An international news network focused solely on the Jewish world and bankrolled by two astonishingly wealthy Ukrainian oligarchs has been suddenly shuttered this week, replaced by a Ukrainian network with a propaganda slant.
Jewish News One (JN1) was founded in 2011 by Vadim Rabinovich and multibillionaire Igor Kolomoisky, both Ukrainian Jewish businessmen who touted the channel as the “Jewish answer to Al Jazeera.” Padded by its funders’ deep pockets and staffed by an Israeli bureau and a team of global stringers, JN1 was a 24/7 news network reporting international news around the clock, all with a slant geared toward the Jewish world.

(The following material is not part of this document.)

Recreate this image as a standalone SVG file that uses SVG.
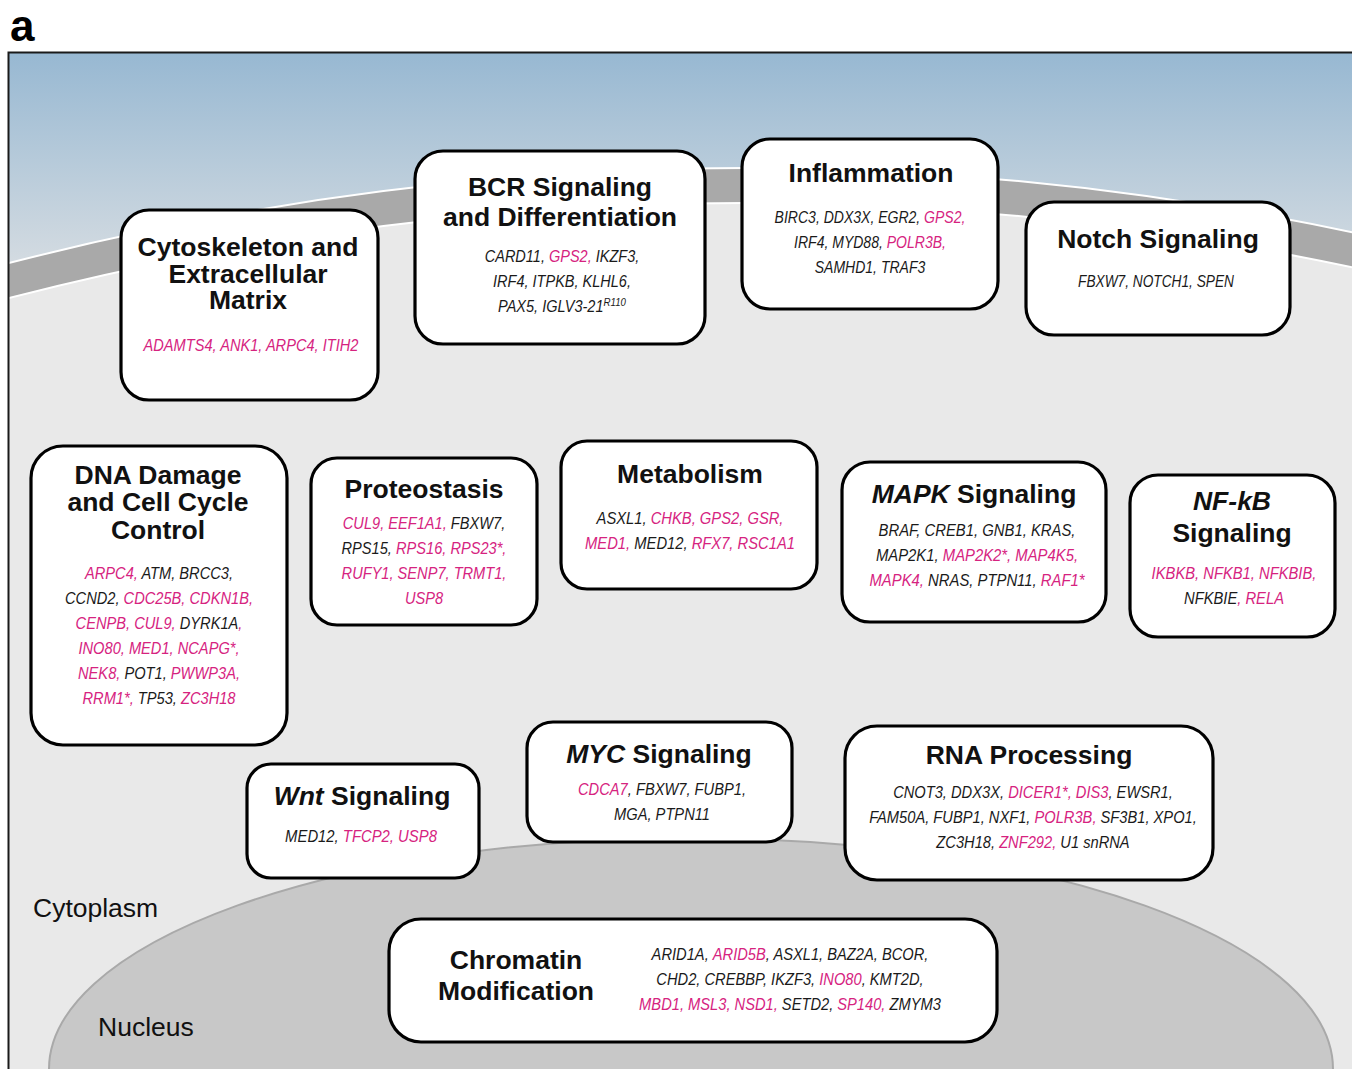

The station claims to have reached an average of 70 million viewers during its three years on the airwaves, with satellite coverage beaming it into households on five continents. In the U.S., it was broadcast for eight hours daily as JLTV on both cable and DirecTV. But with unrest stirring in Ukraine and Rabinovich, who is Jewish, said to be gearing up for a presidential bid, staffers over the past month began hearing murmurs of a potential closure. Last week, in a strange bit of timing that corresponded with the beginning of the Jewish holiday of Passover, all employees were informed of their termination and the station was renamed UN1, or Ukraine News 1.
Little additional information was offered.
“No one has confirmed anything, but Rabinovich wanted to turn this channel into his own propaganda channel for his presidency,” said Ron Jacobsohn, JN1’s chief correspondent, who along with correspondent Sivan Raviv staffed the station’s Israel bureau. “Financially there was no indication of trouble because the station was a non-profit … but we all knew that as soon as they got tired of this toy, they could just shut it down any minute they wanted to. And that’s what they did.”
Rabinovich and Kolomoisky could not be reached for comment.
Last year, the Israeli 24/7 news station i24news, which broadcasts in English, Arabic and French, entered the market, but Jacobsohn says that i24 never served as a true competitor for JN1, because while it does most of its reporting inhouse from a flashy set of offices south of Tel Aviv, JN1 was heavily reliant on first-hand reports from global stringers. And while the print market for Jewish publications remains saturated, Jacobsohn says he is concerned that with the shuttering of JN1, there is now a troubling gap in the market.
“We’re journalists. One day we’re here and one day we’re there. I’ll find another job,” he says. “But having one channel broadcasting news to Jews all over the world, for a people that 70 years ago didn’t have news that the Holocaust was happening — that was major.”